The court heard Love lives locally and works for his father as a plumber.
The first victim was at home when she received the message sent by Love via Facebook. The message came from the Facebook user name "Brad Choc Love" and read: "[expletive] you, you're a dog, Kit Kats the man, come to Bathurst I dare ya."
After receiving the message, the first victim contacted the second victim in the matter to talk about what had happened. The second victim told the first victim he had received messages from the same Facebook profile saying "[expletive] you [expletive]" and "dogged the boys hard, come to Bathurst you'll get gutter stomped. Kit Kats the man and your Mrs is a [expletive]".
Magistrate Follent refused to read out the final message written by Love to the victim in open court, saying it was too derogatory.
Both victims made a statement to police, providing screen shots of the messages. Through a Facebook search, police were able to identify the accused.
Love was interviewed and agreed he was the owner of the Facebook page "Brad Choc Love". He also made admissions to sending the messages to both victims. He said he was at the pub talking with friends about one of the victims and, after drinking six beers, made the decision to message because he was "heaps drunk and sent the messages to stir them up", according to the police facts.

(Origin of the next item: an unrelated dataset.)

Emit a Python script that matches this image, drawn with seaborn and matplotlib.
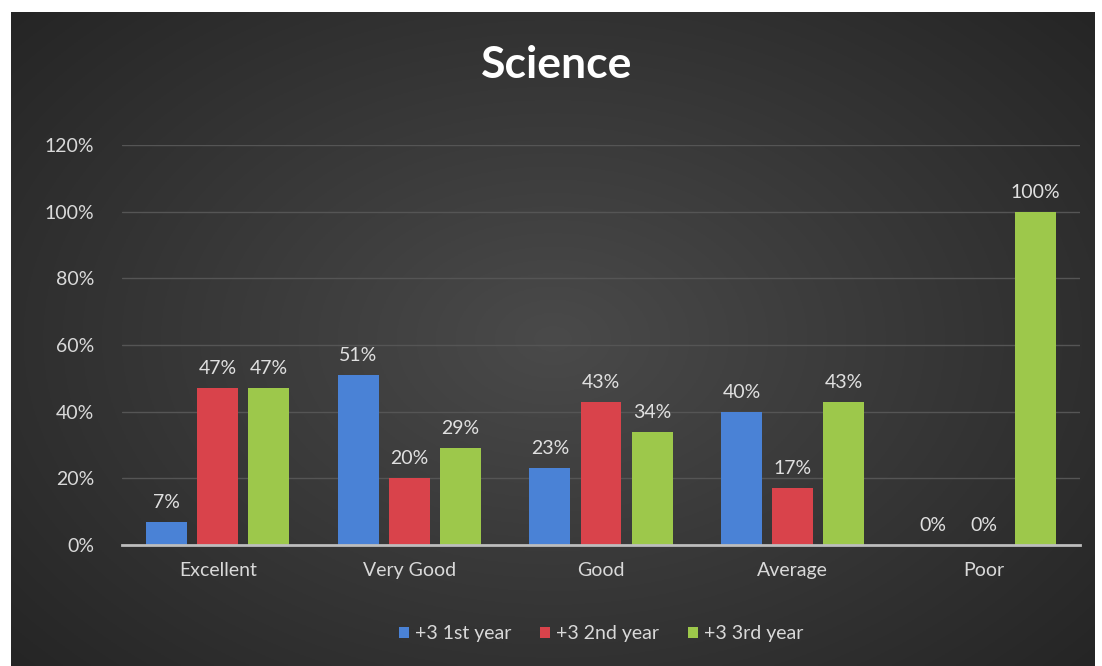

References written to the court spoke of Love's remorse and said he never had any intention of following through with the harm threatened.
Despite Mr Cain's submission for a community release order, Ms Follent agreed with Sgt Pearce, saying there was a need for general deterrence given the use of social media to intimidate.
She noted Love was drunk, but said the court couldn't take that into account and it didn't make the offence any less serious.